I would jump at the chance to go back in time and make it so that this never happened to me and my family. At the same time, I don’t ever want to lose the depth of understanding that I gained. It’s corny and cliché to say that it made me a better person and therapist, but there’s no other way to describe it. I don’t ever want to go back to the way I viewed the world before the investigation, and I’m not sure I could even if I tried. Once you recognize the true consequences, you can’t unsee them.
What used to be mildly annoying is now unbearable. The arrogance that can manifest in some investigators is repugnant, and I can barely tolerate people who are focused on building their careers on the backs of the unfortunates. I recoil when it feels like I’m being punched in the face by their raw ambition and self-importance.

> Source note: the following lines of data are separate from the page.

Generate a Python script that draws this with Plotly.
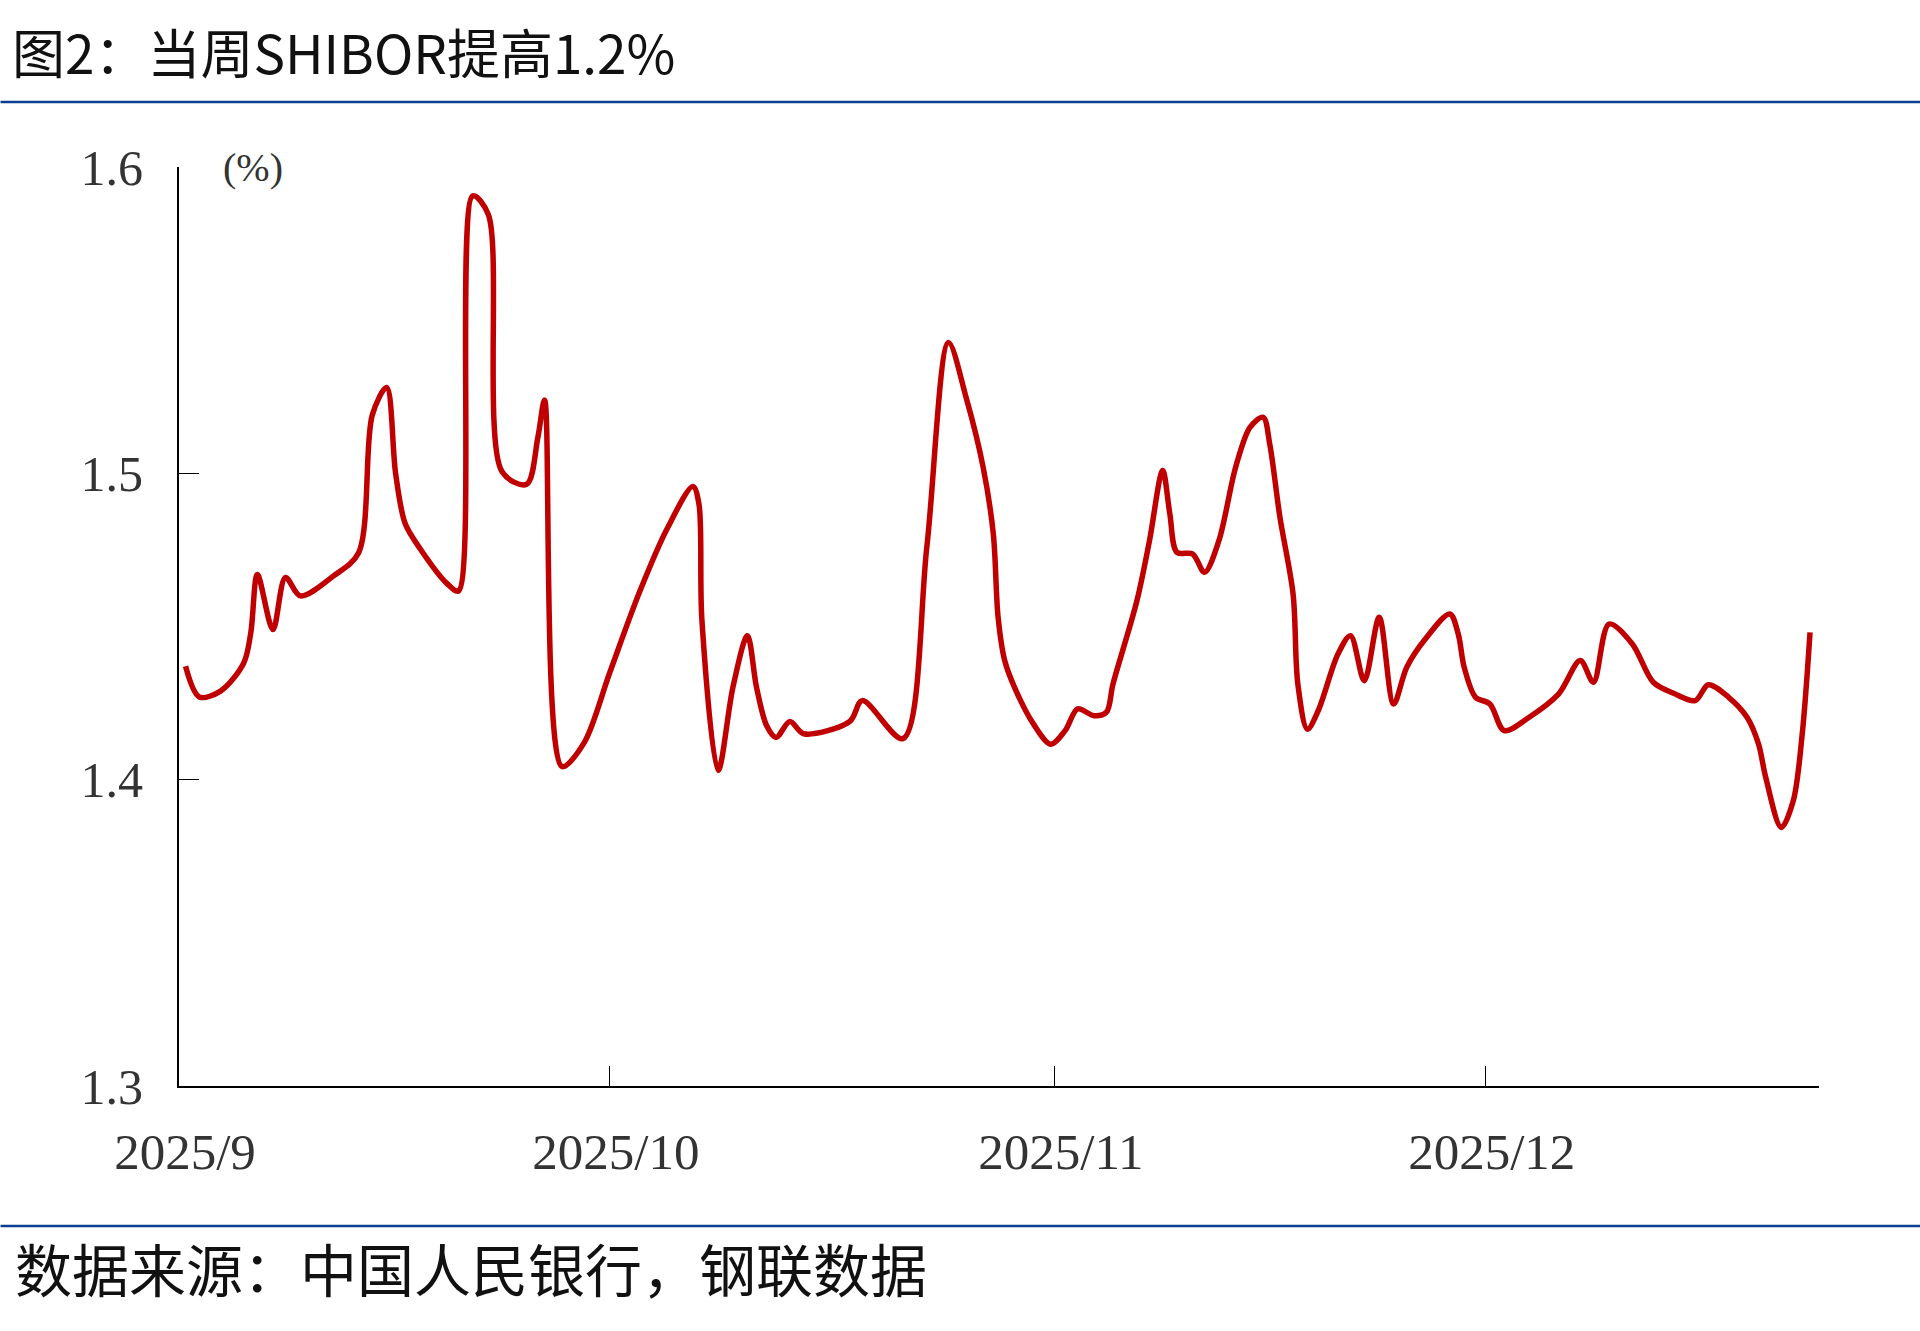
import plotly.graph_objects as go

# ---------------- data ----------------
dates = [
    "2025-09-01 11:00", "2025-09-02 10:00", "2025-09-03 22:00", "2025-09-05 12:00",
    "2025-09-06 00:00", "2025-09-06 11:00", "2025-09-07 13:00", "2025-09-08 10:00",
    "2025-09-09 11:00", "2025-09-11 19:00", "2025-09-13 12:00", "2025-09-14 11:00",
    "2025-09-15 11:00", "2025-09-16 02:00", "2025-09-16 18:00", "2025-09-17 19:00",
    "2025-09-19 16:00", "2025-09-20 11:00", "2025-09-21 11:00", "2025-09-22 13:00",
    "2025-09-23 12:00", "2025-09-25 05:00", "2025-09-26 00:00", "2025-09-26 11:00",
    "2025-09-27 16:00", "2025-09-29 05:00", "2025-10-01 00:00", "2025-10-03 02:00",
    "2025-10-05 00:00", "2025-10-06 19:00", "2025-10-07 05:00", "2025-10-07 10:00",
    "2025-10-08 13:00", "2025-10-09 14:00", "2025-10-10 14:00", "2025-10-11 05:00",
    "2025-10-11 22:00", "2025-10-12 14:00", "2025-10-13 13:00", "2025-10-14 12:00",
    "2025-10-17 17:00", "2025-10-18 14:00", "2025-10-21 10:00", "2025-10-23 02:00",
    "2025-10-24 14:00", "2025-10-25 20:00", "2025-10-27 00:00", "2025-10-27 17:00",
    "2025-10-28 01:00", "2025-10-28 12:00", "2025-10-29 07:00", "2025-10-30 12:00",
    "2025-10-31 17:00", "2025-11-01 17:00", "2025-11-02 14:00", "2025-11-03 17:00",
    "2025-11-04 14:00", "2025-11-05 01:00", "2025-11-06 17:00", "2025-11-07 14:00",
    "2025-11-08 12:00", "2025-11-09 00:00", "2025-11-09 12:00", "2025-11-10 14:00",
    "2025-11-11 10:00", "2025-11-12 10:00", "2025-11-13 14:00", "2025-11-14 14:00",
    "2025-11-15 12:00", "2025-11-15 23:00", "2025-11-16 16:00", "2025-11-17 14:00",
    "2025-11-17 22:00", "2025-11-18 14:00", "2025-11-19 08:00", "2025-11-20 17:00",
    "2025-11-21 14:00", "2025-11-22 13:00", "2025-11-23 14:00", "2025-11-24 14:00",
    "2025-11-25 12:00", "2025-11-26 19:00", "2025-11-28 12:00", "2025-11-29 02:00",
    "2025-11-29 12:00", "2025-11-30 07:00", "2025-12-01 07:00", "2025-12-02 07:00",
    "2025-12-04 00:00", "2025-12-06 02:00", "2025-12-07 14:00", "2025-12-08 12:00",
    "2025-12-09 14:00", "2025-12-11 05:00", "2025-12-12 16:00", "2025-12-14 02:00",
    "2025-12-15 14:00", "2025-12-16 12:00", "2025-12-17 22:00", "2025-12-19 05:00",
    "2025-12-20 00:00", "2025-12-20 12:00", "2025-12-21 14:00", "2025-12-22 10:00",
    "2025-12-23 01:00", "2025-12-23 14:00",
]
shibor = [
    1.437, 1.427, 1.429, 1.438,
    1.448, 1.467, 1.449, 1.466,
    1.460, 1.4666, 1.474, 1.519,
    1.528, 1.500, 1.4836, 1.4754,
    1.464, 1.4616, 1.5906, 1.5845,
    1.5005, 1.4964, 1.512, 1.5239,
    1.4043, 1.412, 1.435, 1.4614,
    1.482, 1.4957, 1.490, 1.452,
    1.403, 1.4304, 1.447, 1.4304,
    1.4177, 1.4138, 1.419, 1.415,
    1.419, 1.4258, 1.4134, 1.4762,
    1.5427, 1.5244, 1.502, 1.4802,
    1.453, 1.4389, 1.429, 1.4182,
    1.4116, 1.416, 1.4231, 1.4209,
    1.422, 1.4312, 1.4584, 1.478,
    1.5009, 1.4868, 1.4742, 1.4737,
    1.4677, 1.478, 1.502, 1.515,
    1.5183, 1.5096, 1.4857, 1.4606,
    1.4312, 1.4165, 1.4225, 1.441,
    1.447, 1.4323, 1.453, 1.4247,
    1.4367, 1.4459, 1.4541, 1.4476,
    1.4367, 1.4269, 1.4247, 1.416,
    1.4203, 1.428, 1.4389, 1.4318,
    1.4508, 1.4443, 1.4318, 1.4282,
    1.4258, 1.431, 1.4269, 1.4203,
    1.4116, 1.4007, 1.3844, 1.3931,
    1.415, 1.4481,
]
x_tick_vals = ["2025-09-01", "2025-10-01", "2025-11-01", "2025-12-01"]
x_tick_text = ["2025/9", "2025/10", "2025/11", "2025/12"]
y_tick_vals = [1.3, 1.4, 1.5, 1.6]
x_range = ["2025-09-01", "2025-12-24 05:00"]
y_range = [1.3, 1.6]

title_text = "图2：当周SHIBOR提高1.2%"
unit_text = "(%)"
source_text = "数据来源：中国人民银行，钢联数据"

# ---------------- layout geometry (pixels) ----------------
W, H = 1920, 1331
L, R = 178.5, 1920 - 1818.8
T, B = 166.7, 1331 - 1086
PW, PH = W - L - R, H - T - B


def px(xp):
    return (xp - L) / PW


def py(yp):
    return (H - B - yp) / PH


CJK = "Noto Sans CJK SC, Noto Sans CJK JP, sans-serif"
SERIF = "Liberation Serif, Times New Roman, serif"
BLUE = "#0d3f8f"

fig = go.Figure()
fig.add_trace(go.Scatter(
    x=dates, y=shibor, mode="lines",
    line=dict(color="#C00000", width=5.5, shape="spline", smoothing=0.9),
    hoverinfo="x+y", showlegend=False,
))

fig.update_layout(
    width=W, height=H,
    margin=dict(l=L, r=R, t=T, b=B, autoexpand=False),
    paper_bgcolor="white", plot_bgcolor="white",
    title=dict(text=title_text, x=12 / W, xanchor="left", xref="container",
               y=1 - 55 / H, yanchor="middle", yref="container",
               font=dict(family=CJK, size=53, color="#111111")),
    xaxis=dict(
        type="date", range=x_range, tickmode="array",
        tickvals=x_tick_vals, ticktext=x_tick_text,
        ticks="inside", ticklen=20, tickwidth=1.3, tickcolor="black",
        showline=True, linecolor="black", linewidth=1.8,
        showgrid=False, zeroline=False,
        tickfont=dict(family=SERIF, size=51, color="#333333"),
        ticklabelstandoff=20, ticklabelshift=6,
    ),
    yaxis=dict(
        range=y_range, tickmode="array", tickvals=y_tick_vals,
        tickformat=".1f",
        ticks="inside", ticklen=20, tickwidth=1.3, tickcolor="black",
        showline=True, linecolor="black", linewidth=1.8,
        showgrid=False, zeroline=False,
        tickfont=dict(family=SERIF, size=50, color="#333333"),
        ticklabelstandoff=24,
    ),
    shapes=[
        dict(type="line", xref="paper", yref="paper",
             x0=px(0), x1=px(W), y0=py(101.6), y1=py(101.6),
             line=dict(color=BLUE, width=2.5)),
        dict(type="line", xref="paper", yref="paper",
             x0=px(0), x1=px(W), y0=py(1226), y1=py(1226),
             line=dict(color=BLUE, width=2.5)),
    ],
    annotations=[
        dict(text=unit_text, xref="paper", yref="paper",
             x=px(253), y=py(167), xanchor="center", yanchor="middle",
             showarrow=False, font=dict(family=SERIF, size=40, color="#333333")),
        dict(text=source_text, xref="paper", yref="paper",
             x=px(12), y=py(1267), xanchor="left", yanchor="middle",
             showarrow=False, font=dict(family=CJK, size=57, color="#111111")),
    ],
)

fig.write_html(
    "out.html",
    config={"displayModeBar": False},
    post_script="document.body.style.margin='0';document.body.style.overflow='hidden';",
)
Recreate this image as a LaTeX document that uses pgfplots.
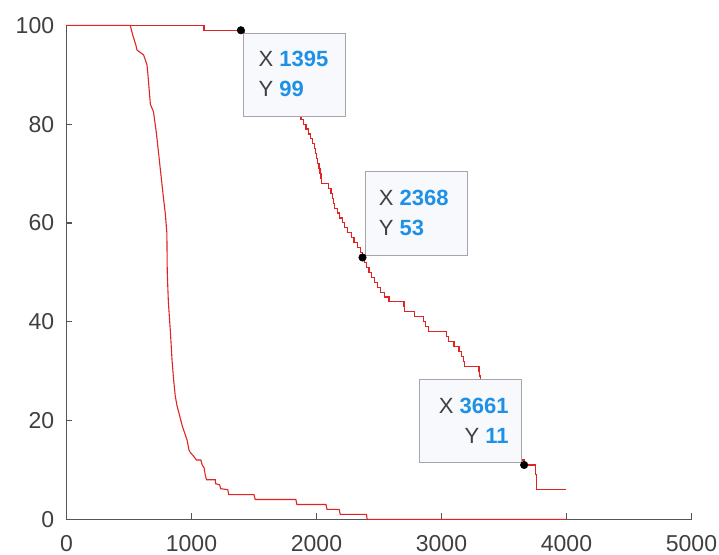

I’m more easily frustrated when groupthink rears its ugly head and the mob starts withholding compassion from people who have admittedly made a complete mess of things. This is especially true when those passing judgment would behave in the same way (or worse) had they ever been in the same position.
I can’t stand it when professionals create narratives about the people they serve under the guise of being noble but fail to see it as the moral superiority it actually is. These things don’t show up in the case file, but they are what clients remember. I don’t think it even occurs to some professionals to consider that any of this happens.
Often lost in the shuffle is the idea that we are public servants. Social workers, police officers, lawyers, judges—even therapists who work with kids in foster care—exist to serve. Our mandate is to provide care for those who cannot care for themselves, and to do so with an attitude of humility. How often this concept gets lost, and how tragic the consequences when it does.